I am far from mastering vitapoise, but as with any practice it is the journey that counts. Its value is realized in the discipline of diligence. Eventually, modalities like mindful awareness can be achieved not just during meditation, but during a simple walk through town. A preternatural sense of calm sets in. If we do our job, the nutjobs streaming and screaming at us as if they are the kings of the world will pass by like an unpleasant odor in a stiff wind. Moreover, we can and should starve them of the attention they need to survive unless, of course, you wish to laugh at them. There is nothing a narcissist-wannabe-fascist likes less than being laughed at; being unmasked as the weak charlatans they are terrifies them.

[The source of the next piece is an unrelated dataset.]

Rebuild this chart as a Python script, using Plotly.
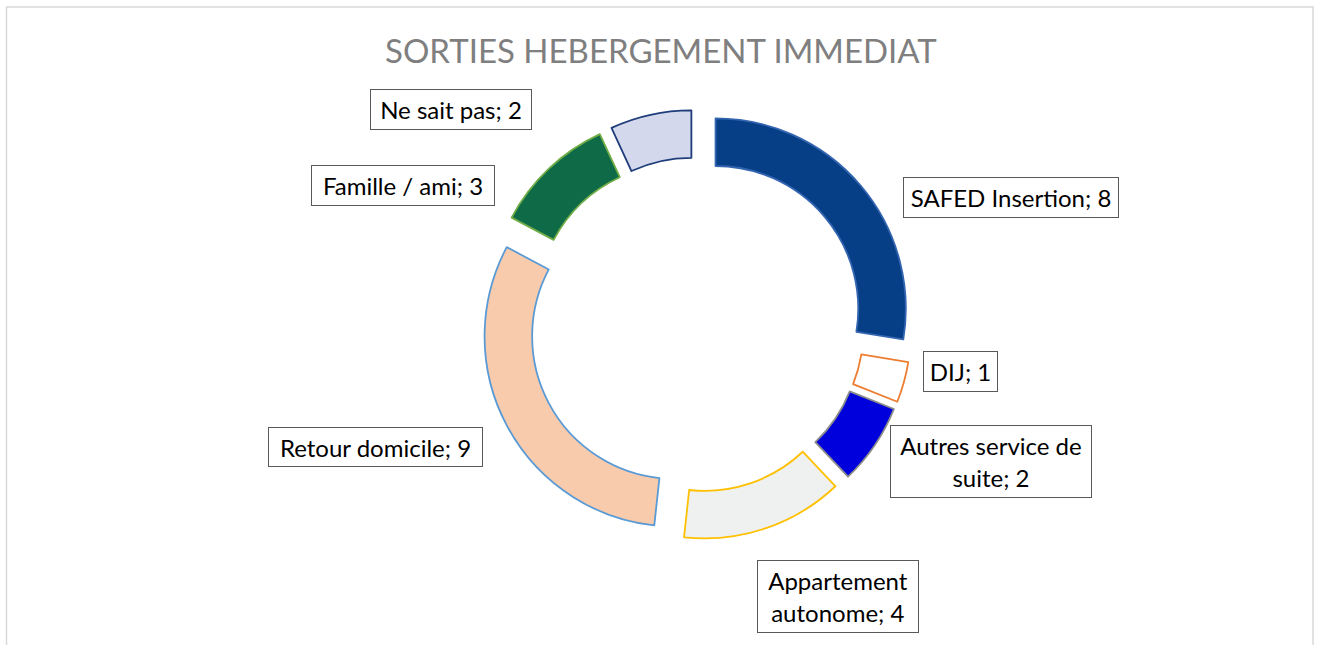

Remember, it is our world, too. Be the one sitting on the park bench with the curious grin. Unperturbed and undeterred.

 

Note on “No Kings” day. Thousands jammed Central Park in my town of Boulder, Colorado yesterday for “No Kings” day. Quite a surprising turnout. A crowd that our CU football Coach Prime would have envied. Many very creative signs, my favorite (as an historian) was “King Free Since 1783” that recognized the Treaty at Paris where the British acknowledged America’s independence following the Revolutionary War.  Most impressive to me, however, were the number of American flags. I have long advocated for those who were against this president to embrace the flag; few have. But yesterday was—finally—different.